In the UK, Monzo is proving to be a bit of an underground hit with those wanting to take more control with their money. It doesn’t have international fees, and it offers incredible transparency on what you’re spending and where.
Apple Card seems to have a similar ethos, and it has the massive added benefit of being tied into your Apple ecosystem – so an Apple debit card would be enticing.
A wider rollout
The next question: when is it coming to the rest of the world? This is going to be one that drags on for a long, long time I think, because it depends on Apple working with financial authorities in different countries who – quite rightly – like to make sure everything is clear and above board before green-lighting a new provider.
Perhaps the groundwork done with Apple Pay will help here, but it’s going to be galling for TechRadar's readers in places like the UK and Australia to hear that Apple News Plus is coming to their regions later this year, but there’s no information on when they’ll be able to pick up arguably the most interesting product announced at Apple’s latest unveiling.

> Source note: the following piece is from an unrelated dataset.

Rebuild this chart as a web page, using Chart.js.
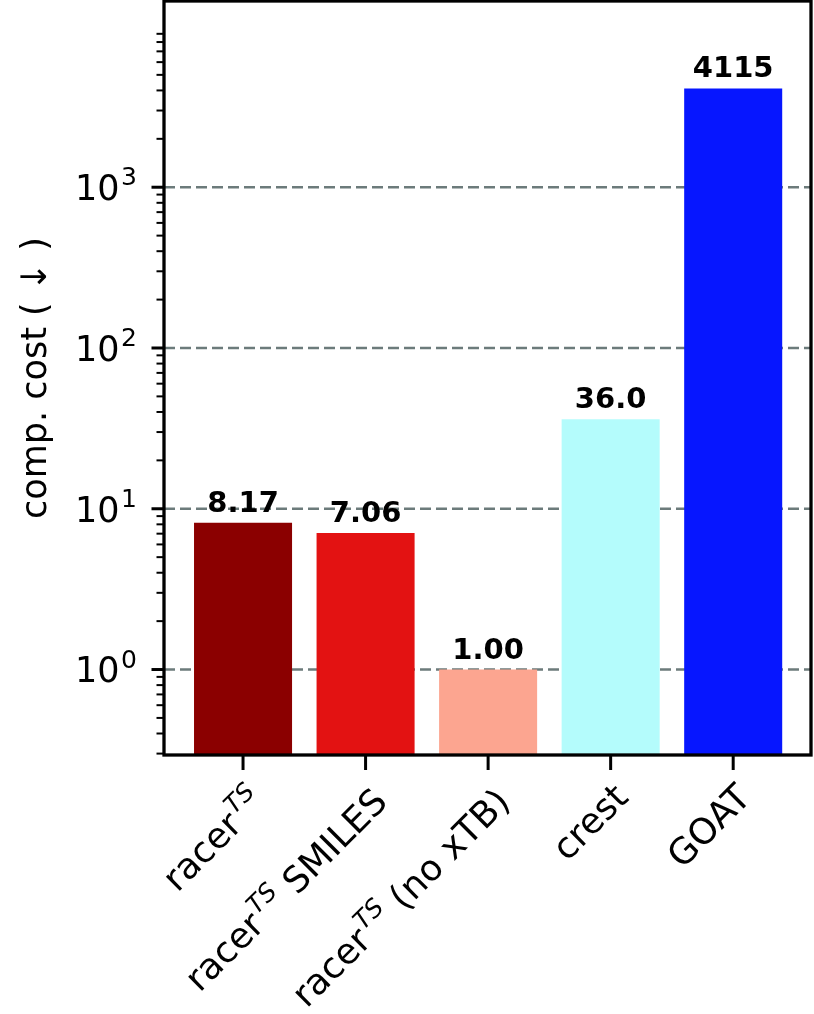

And the final, small question: what about the magnetic swipe? Apple touted 85% Apple Pay penetration in the US, but what about that other 15%?
Sure, it’s got the fancy titanium Apple Card (something that’s clearly going to draw in a number of Apple fans just…. well, because it’s designed by Apple); but that card doesn’t appear to have a magnetic strip, and there’s no signature to check it against.
Maybe this won’t be much of an issue, but there will likely be times when you can’t use your Apple Card.... then again, there are rare instances where the magnetic strip fails on a ‘normal’ credit card, so there are mechanisms around it.
All the above isn’t saying that Apple is trying to encourage people to get into debt in any way – the messaging around privacy shows that the brand is keen to do things responsibly – but before I can muster even a flicker of excitement about Apple taking a step closer to becoming more bank-like, I’ll need to get the answers to these questions.